Common Podcasting Mistakes
- Waiting until everything is perfect. Your first episodes won't be great. That's normal. Start anyway.
- Inconsistent publishing. Nothing kills a podcast faster than unpredictable scheduling.
- Making it all about you. The best podcast hosts let their guests shine. Ask questions, listen actively, and let the guest do most of the talking.
- Ignoring audio quality. Listeners will tolerate imperfect content but won't tolerate bad audio. Invest in a decent microphone.
- Not promoting episodes. Publishing without promoting is like opening a restaurant without a sign. Every episode needs an active promotion push.
- Trying to appeal to everyone. A specific niche with a small, loyal audience is far more valuable than a broad show with passive listeners.
- Quitting too early. Most podcasts die before episode 10. The ones that succeed commit to at least 25-50 episodes before evaluating results.
The Bottom Line
A branded podcast is one of the most powerful marketing assets an AI agency can build. It creates extended attention from high-quality listeners, builds authentic relationships with guests who become partners and referral sources, and positions your agency as the definitive voice in your niche.

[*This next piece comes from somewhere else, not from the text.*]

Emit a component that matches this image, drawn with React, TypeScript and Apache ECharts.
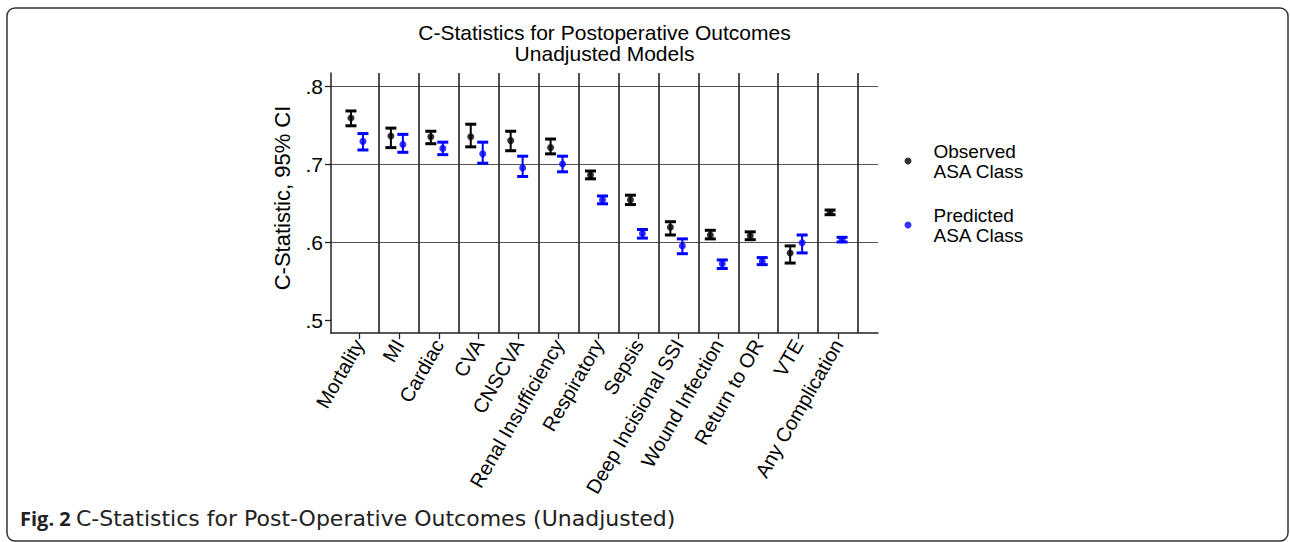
import React, { useEffect, useRef } from "react";
import * as echarts from "echarts";

const categories = [
  "Mortality", "MI", "Cardiac", "CVA", "CNSCVA", "Renal Insufficiency", "Respiratory",
  "Sepsis", "Deep Incisional SSI", "Wound Infection", "Return to OR", "VTE", "Any Complication",
];
const observedEst = [0.759, 0.736, 0.735, 0.735, 0.730, 0.721, 0.686, 0.654, 0.619, 0.609, 0.608, 0.586, 0.638];
const observedLo = [0.749, 0.721, 0.726, 0.722, 0.717, 0.713, 0.681, 0.648, 0.609, 0.604, 0.603, 0.573, 0.635];
const observedHi = [0.768, 0.746, 0.742, 0.751, 0.742, 0.732, 0.691, 0.660, 0.626, 0.615, 0.613, 0.595, 0.641];
const predictedEst = [0.729, 0.725, 0.720, 0.713, 0.695, 0.700, 0.654, 0.611, 0.595, 0.572, 0.575, 0.599, 0.603];
const predictedLo = [0.718, 0.715, 0.712, 0.701, 0.684, 0.690, 0.649, 0.605, 0.585, 0.566, 0.571, 0.586, 0.600];
const predictedHi = [0.739, 0.738, 0.728, 0.728, 0.710, 0.710, 0.659, 0.616, 0.604, 0.577, 0.580, 0.609, 0.606];
const yTicks = [0.5, 0.6, 0.7, 0.8];
const seriesNames = ["Observed ASA Class", "Predicted ASA Class"];

const FONT = "'Liberation Sans', Arial, sans-serif";

// layout constants
const GL = 331, GT = 73, GW = 547, GH = 260, PAD = 13;
const XMIN = 0.3, XMAX = 14;
const OBS_OFF = -0.2, PRED_OFF = 0.1;

export default function App() {
  const ref = useRef<HTMLDivElement>(null);
  useEffect(() => {
    if (!ref.current) return;
    const chart = echarts.init(ref.current, undefined, { renderer: "svg" });
    const yLo = yTicks[0], yHi = yTicks[yTicks.length - 1];
    const innerH = GH - 2 * PAD;
    const perPx = (yHi - yLo) / innerH;
    const yMin0 = yLo - PAD * perPx, yMax0 = yHi + PAD * perPx;
    const pxPerX = GW / (XMAX - XMIN);
    const g2Left = GL + (1 - XMIN) * pxPerX;
    const g2Width = (categories.length - 1) * pxPerX;
    const seps = categories.map((_, i) => i + 1.5);

    const barData = (est: number[], lo: number[], hi: number[], off: number) =>
      est.map((_, i) => [i + 1 + off, lo[i], hi[i]]);
    const ptData = (est: number[], off: number) => est.map((v, i) => [i + 1 + off, v]);

    const errRender = (color: string) => (params: any, api: any) => {
      const x = api.value(0);
      const p1 = api.coord([x, api.value(1)]);
      const p2 = api.coord([x, api.value(2)]);
      const hw = 5.5;
      const st = { stroke: color, lineWidth: 2 };
      const cap = { stroke: color, lineWidth: 3 };
      return {
        type: "group",
        children: [
          { type: "line", shape: { x1: p1[0], y1: p1[1], x2: p2[0], y2: p2[1] }, style: st },
          { type: "line", shape: { x1: p1[0] - hw, y1: p1[1], x2: p1[0] + hw, y2: p1[1] }, style: cap },
          { type: "line", shape: { x1: p2[0] - hw, y1: p2[1], x2: p2[0] + hw, y2: p2[1] }, style: cap },
        ],
      };
    };

    chart.setOption({
      animation: false,
      textStyle: { fontFamily: FONT, color: "#000" },
      title: {
        text: "C-Statistics for Postoperative Outcomes\nUnadjusted Models",
        left: GL + GW / 2,
        top: 22,
        padding: 0,
        textAlign: "center",
        textStyle: { fontSize: 21, fontWeight: "normal", lineHeight: 21, color: "#000", fontFamily: FONT },
      },
      legend: {
        orient: "vertical",
        left: 899.5,
        top: 136,
        itemWidth: 7,
        itemHeight: 7,
        itemGap: 24,
        icon: "circle",
        data: seriesNames,
        formatter: (n: string) => n.replace(" ASA", "\nASA"),
        textStyle: { fontSize: 19, lineHeight: 20, color: "#000", fontFamily: FONT, padding: [0, 0, 0, 17] },
      },
      grid: [
        { left: GL, top: GT, width: GW, height: GH },
        { left: GL, top: GT + PAD, width: GW, height: innerH },
        { left: g2Left, top: GT, width: g2Width, height: GH },
      ],
      xAxis: [
        {
          gridIndex: 0, type: "value", min: XMIN, max: XMAX,
          axisLine: { show: true, onZero: false, lineStyle: { color: "#222", width: 1.5 } },
          axisTick: { show: false }, axisLabel: { show: false }, splitLine: { show: false },
        },
        { gridIndex: 1, type: "value", min: XMIN, max: XMAX, show: false },
        {
          gridIndex: 2, type: "value", min: 1, max: categories.length, interval: 1,
          axisLine: { show: false },
          axisTick: { show: true, length: 6, lineStyle: { color: "#222", width: 1.3 } },
          splitLine: { show: false },
          axisLabel: {
            rotate: 60, margin: 8, fontSize: 20, color: "#000", fontFamily: FONT,
            formatter: (v: number) => categories[Math.round(v) - 1] ?? "",
          },
        },
      ],
      yAxis: [
        {
          gridIndex: 0, type: "value", min: yMin0, max: yMax0,
          axisLine: { show: true, onZero: false, lineStyle: { color: "#222", width: 1.5 } },
          axisTick: { show: false }, axisLabel: { show: false }, splitLine: { show: false },
        },
        {
          gridIndex: 1, type: "value", min: yLo, max: yHi, interval: 0.1,
          axisLine: { show: false },
          axisTick: { show: true, length: 6, lineStyle: { color: "#222", width: 1.3 } },
          axisLabel: {
            margin: 8, fontSize: 21, color: "#000", fontFamily: FONT,
            formatter: (v: number) => v.toFixed(1).replace(/^0/, ""),
          },
          splitLine: { show: true, showMinLine: false, lineStyle: { color: "#555", width: 1.2 } },
        },
        { gridIndex: 2, type: "value", min: 0, max: 1, show: false },
      ],
      series: [
        {
          type: "custom", name: "obsCI", xAxisIndex: 0, yAxisIndex: 0,
          data: barData(observedEst, observedLo, observedHi, OBS_OFF),
          renderItem: errRender("#000"), z: 3,
        },
        {
          type: "custom", name: "predCI", xAxisIndex: 0, yAxisIndex: 0,
          data: barData(predictedEst, predictedLo, predictedHi, PRED_OFF),
          renderItem: errRender("#0000ff"), z: 3,
        },
        {
          type: "scatter", name: seriesNames[0], xAxisIndex: 0, yAxisIndex: 0,
          data: ptData(observedEst, OBS_OFF), symbolSize: 7, itemStyle: { color: "#000" }, z: 4,
          markLine: {
            silent: true, symbol: ["none", "none"], label: { show: false },
            lineStyle: { color: "#222", width: 1.6, type: "solid" },
            data: seps.map((s) => ({ xAxis: s })),
          },
        },
        {
          type: "scatter", name: seriesNames[1], xAxisIndex: 0, yAxisIndex: 0,
          data: ptData(predictedEst, PRED_OFF), symbolSize: 7, itemStyle: { color: "#0000ff" }, z: 4,
        },
      ],
      graphic: [
        {
          type: "rect", z: 0, silent: true,
          shape: { x: 7, y: 8, width: 1281, height: 533, r: 8 },
          style: { fill: "none", stroke: "#333", lineWidth: 1.5 },
        },
        {
          type: "text", x: 282, y: 198, rotation: Math.PI / 2,
          style: {
            text: "C-Statistic, 95% CI", align: "center", verticalAlign: "middle",
            fontSize: 22, fill: "#000", fontFamily: FONT,
          },
        },
        {
          type: "text", left: 20, top: 507,
          style: {
            text: "{b|Fig. 2 }{r|C-Statistics for Post-Operative Outcomes (Unadjusted)}",
            rich: {
              b: { fontFamily: "'Open Sans', sans-serif", fontWeight: "bold", fontSize: 20, fill: "#222" },
              r: { fontFamily: "'DejaVu Sans', sans-serif", fontSize: 22, fill: "#222" },
            },
          },
        },
      ],
    });
    return () => chart.dispose();
  }, []);
  return (
    <div
      ref={ref}
      style={{ position: "absolute", left: 0, top: 0, width: 1290, height: 542, background: "#fff" }}
    />
  );
}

The investment is modest: a few hundred dollars in equipment and 4-6 hours per week in production time. The returns compound with every episode as your library grows, your audience builds, and your reputation strengthens.
Start by defining your specific focus area and recording your first three episodes. Don't wait for the perfect setup. The agencies that win at podcasting are the ones that start, stay consistent, and let the compound effects do their work over time.